INSTRUCTIONS FOR THE TASK >>
Set down, word for word, only the lines from the start of the records through the line bearing "import plotly.graph_objects as go"; include no pictures.

Rows from a dataset of charts and code:
⁂

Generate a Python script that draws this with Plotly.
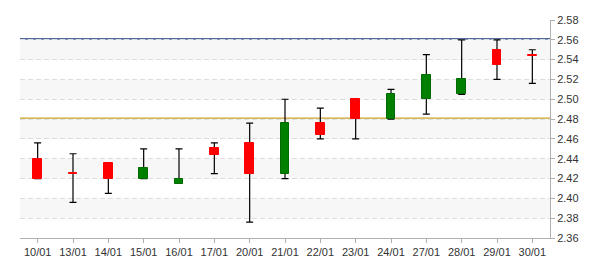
import plotly.graph_objects as go

dates = ["10/01", "13/01", "14/01", "15/01", "16/01", "17/01", "20/01", "21/01",
         "22/01", "23/01", "24/01", "27/01", "28/01", "29/01", "30/01"]
opens = [2.440, 2.426, 2.436, 2.420, 2.415, 2.4505, 2.456, 2.425,
         2.476, 2.500, 2.480, 2.500, 2.505, 2.550, 2.545]
closes = [2.420, 2.425, 2.420, 2.431, 2.420, 2.444, 2.425, 2.476,
          2.464, 2.480, 2.505, 2.525, 2.520, 2.535, 2.544]
highs = [2.456, 2.445, 2.436, 2.450, 2.450, 2.456, 2.476, 2.500,
         2.491, 2.500, 2.510, 2.545, 2.560, 2.560, 2.550]
lows = [2.420, 2.396, 2.405, 2.420, 2.415, 2.425, 2.376, 2.420,
        2.460, 2.460, 2.480, 2.485, 2.505, 2.520, 2.516]

ref_levels = [2.561, 2.481]
ref_colors = ["#1a3a7c", "#c9a227"]
band_edges = [(2.38, 2.40), (2.42, 2.44), (2.46, 2.48), (2.50, 2.52), (2.54, 2.56)]
y_range = [2.36, 2.58]

UP_FILL, UP_LINE = "#008000", "#006a00"
DN_FILL, DN_LINE = "#ff0000", "#ff0000"

mid = [(h + l) / 2 for h, l in zip(highs, lows)]
half = [(h - l) / 2 for h, l in zip(highs, lows)]
body = [c - o for o, c in zip(opens, closes)]
up = [c > o for o, c in zip(opens, closes)]

fig = go.Figure()
fig.add_trace(go.Scatter(
    x=dates, y=mid, mode="markers", marker=dict(size=0.1, opacity=0),
    error_y=dict(type="data", array=half, symmetric=True, color="black",
                 thickness=1.2, width=3.5),
    hoverinfo="skip", showlegend=False, xaxis="x", yaxis="y"))
fig.add_trace(go.Bar(
    x=dates, y=body, base=opens, width=0.25,
    marker=dict(color=[UP_FILL if u else DN_FILL for u in up],
                line=dict(color=[UP_LINE if u else DN_LINE for u in up], width=1)),
    showlegend=False, xaxis="x2", yaxis="y2"))

shapes = []
for lo, hi in band_edges:
    shapes.append(dict(type="rect", xref="paper", yref="y", x0=0, x1=1, y0=lo, y1=hi,
                       fillcolor="#f7f7f7", line=dict(width=0), layer="below"))
for lvl, col in zip(ref_levels, ref_colors):
    shapes.append(dict(type="line", xref="paper", yref="y", x0=0, x1=1, y0=lvl, y1=lvl,
                       line=dict(color=col, width=1.1), layer="between"))

font = dict(family="Liberation Sans, Arial, sans-serif", size=11, color="#333333")
fig.update_layout(
    width=600, height=270, margin=dict(l=20, r=50, t=20, b=30),
    paper_bgcolor="white", plot_bgcolor="white", font=font,
    shapes=shapes, bargap=0,
    xaxis=dict(type="category", categoryorder="array", categoryarray=dates,
               range=[-0.5, len(dates) - 0.5], showgrid=False, showline=True,
               linecolor="#b0b0b0", linewidth=1, ticks="outside", ticklen=4,
               tickcolor="#b0b0b0", zeroline=False, fixedrange=True),
    xaxis2=dict(type="category", categoryorder="array", categoryarray=dates,
                range=[-0.5, len(dates) - 0.5], overlaying="x", visible=False),
    yaxis=dict(side="right", range=y_range, dtick=0.02, tick0=2.36, tickformat=".2f",
               showgrid=True, gridcolor="#dddddd", griddash="5px,3px", gridwidth=1,
               showline=True, linecolor="#b0b0b0", linewidth=1, ticks="outside",
               ticklen=4, tickcolor="#b0b0b0", zeroline=False),
    yaxis2=dict(range=y_range, overlaying="y", visible=False, side="right"),
)
fig.write_html("out.html")
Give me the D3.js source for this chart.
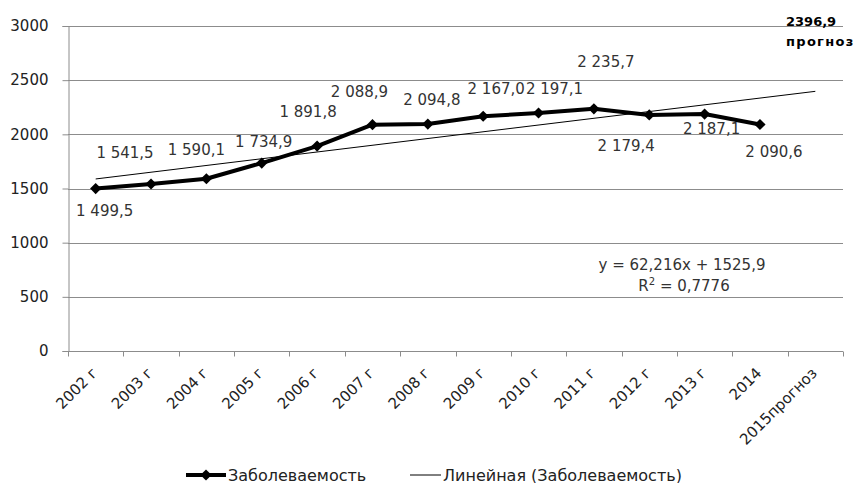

⁂

IN RESPONSE >>
Generate a Python script that draws this with Plotly.
import plotly.graph_objects as go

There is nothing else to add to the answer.